GIVEN DATA:
- - -
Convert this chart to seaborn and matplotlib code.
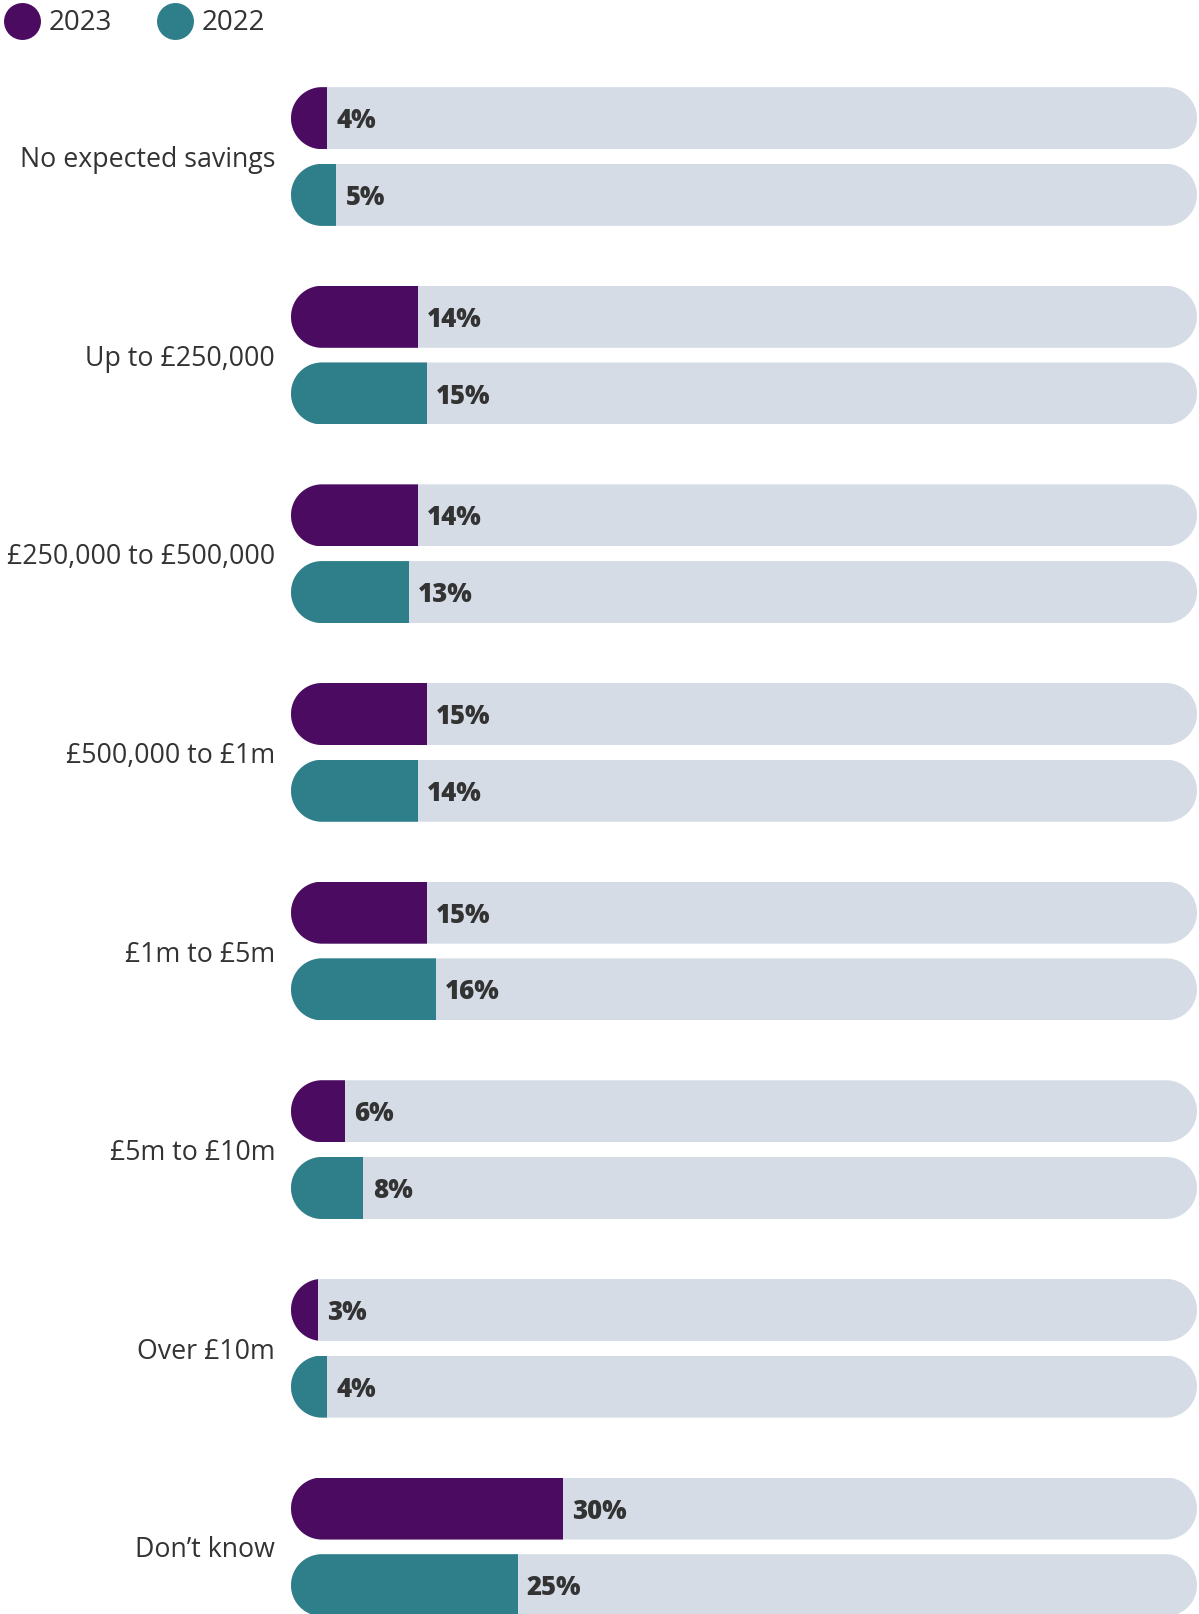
import numpy as np
import pandas as pd
import seaborn as sns
import matplotlib
matplotlib.use("Agg")
import matplotlib.pyplot as plt
from matplotlib.path import Path
from matplotlib.lines import Line2D

# ---- data -------------------------------------------------------------
categories = [
    "No expected savings",
    "Up to £250,000",
    "£250,000 to £500,000",
    "£500,000 to £1m",
    "£1m to £5m",
    "£5m to £10m",
    "Over £10m",
    "Don’t know",
]
years = ["2023", "2022"]
values_2023 = [4, 14, 14, 15, 15, 6, 3, 30]
values_2022 = [5, 15, 13, 14, 16, 8, 4, 25]

colors = {"2023": "#4B0B61", "2022": "#2E7F8A"}
track_color = "#D5DCE6"
text_color = "#333333"

df = pd.DataFrame({
    "category": categories * 2,
    "year": ["2023"] * len(categories) + ["2022"] * len(categories),
    "value": values_2023 + values_2022,
})
df["track"] = 100

# ---- figure -----------------------------------------------------------
sns.set_style("white")
plt.rcParams["font.family"] = ["Open Sans", "DejaVu Sans"]

W, H, DPI = 1199, 1614, 100
fig = plt.figure(figsize=(W / DPI, H / DPI), dpi=DPI)
ax_left, ax_right = 291, 1197
ax = fig.add_axes([ax_left / W, 0, (ax_right - ax_left) / W, 1])

bar_kw = dict(orient="h", order=categories, hue_order=years,
              width=0.7724, gap=0.1916, dodge=True, legend=False, ax=ax,
              saturation=1, linewidth=0)

# background tracks (100%)
sns.barplot(data=df, x="track", y="category", hue="year",
            palette={y: track_color for y in years}, **bar_kw)
n_track = len(ax.patches)
# values
sns.barplot(data=df, x="value", y="category", hue="year",
            palette=colors, **bar_kw)

ax.set_xlim(0, 100)
ax.set_ylim(7.338, -0.788)
sns.despine(ax=ax, left=True, bottom=True)
ax.set_xticks([])
ax.set_xlabel("")
ax.set_ylabel("")
ax.tick_params(axis="y", length=0, pad=11.5, labelsize=19.3, labelcolor=text_color)
for lbl in ax.get_yticklabels():
    lbl.set_fontfamily(["Open Sans", "DejaVu Sans"])

# pill-shaped clip for each track row
px_per_x = ax.transData.transform((1, 0))[0] - ax.transData.transform((0, 0))[0]
px_per_y = abs(ax.transData.transform((0, 1))[1] - ax.transData.transform((0, 0))[1])


def capsule(y0, y1, x0=0.0, x1=100.0):
    ry = (y1 - y0) / 2.0
    rx = ry * px_per_y / px_per_x
    yc = (y0 + y1) / 2.0
    t_r = np.linspace(-np.pi / 2, np.pi / 2, 60)
    t_l = np.linspace(np.pi / 2, 3 * np.pi / 2, 60)
    right = np.column_stack([x1 - rx + rx * np.cos(t_r), yc + ry * np.sin(t_r)])
    left = np.column_stack([x0 + rx + rx * np.cos(t_l), yc + ry * np.sin(t_l)])
    verts = np.vstack([right, left, right[:1]])
    codes = [Path.MOVETO] + [Path.LINETO] * (len(verts) - 2) + [Path.CLOSEPOLY]
    return Path(verts, codes)


tracks = ax.patches[:n_track]
clips = []
for p in tracks:
    y0 = p.get_y()
    y1 = y0 + p.get_height()
    clips.append(((y0 + y1) / 2, capsule(y0, y1)))

for p in ax.patches:
    yc = p.get_y() + p.get_height() / 2
    _, path = min(clips, key=lambda c: abs(c[0] - yc))
    p.set_clip_path(path, ax.transData)

# value labels
for p in ax.patches[n_track:]:
    v = p.get_width()
    yc = p.get_y() + p.get_height() / 2
    ax.annotate(f"{v:.0f}%", xy=(v, yc), xytext=(6.6, -2.2),
                textcoords="offset points", ha="left", va="center",
                fontsize=18.5, fontweight="heavy", color=text_color,
                family=["Open Sans", "DejaVu Sans"])

# legend
for cx, tx, yr in [(22, 49, "2023"), (175, 202, "2022")]:
    fig.add_artist(Line2D([cx / W], [1 - 20.6 / H], marker="o", markersize=26.6,
                          markerfacecolor=colors[yr], markeredgewidth=0,
                          linestyle="none", transform=fig.transFigure))
    fig.text(tx / W, 1 - 23.5 / H, yr, ha="left", va="center", fontsize=20,
             color=text_color, family=["Open Sans", "DejaVu Sans"])

fig.savefig("out.png", dpi=DPI)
- - -
TASK DESCRIPTION: Repeat the lines exactly as they stand, from the opening line of the data through the line with "from matplotlib.lines import Line2D". Pictures stay out of the copy.

SOLVED PROBLEM:
Convert this chart to seaborn and matplotlib code.
import numpy as np
import pandas as pd
import seaborn as sns
import matplotlib
matplotlib.use("Agg")
import matplotlib.pyplot as plt
from matplotlib.path import Path
from matplotlib.lines import Line2D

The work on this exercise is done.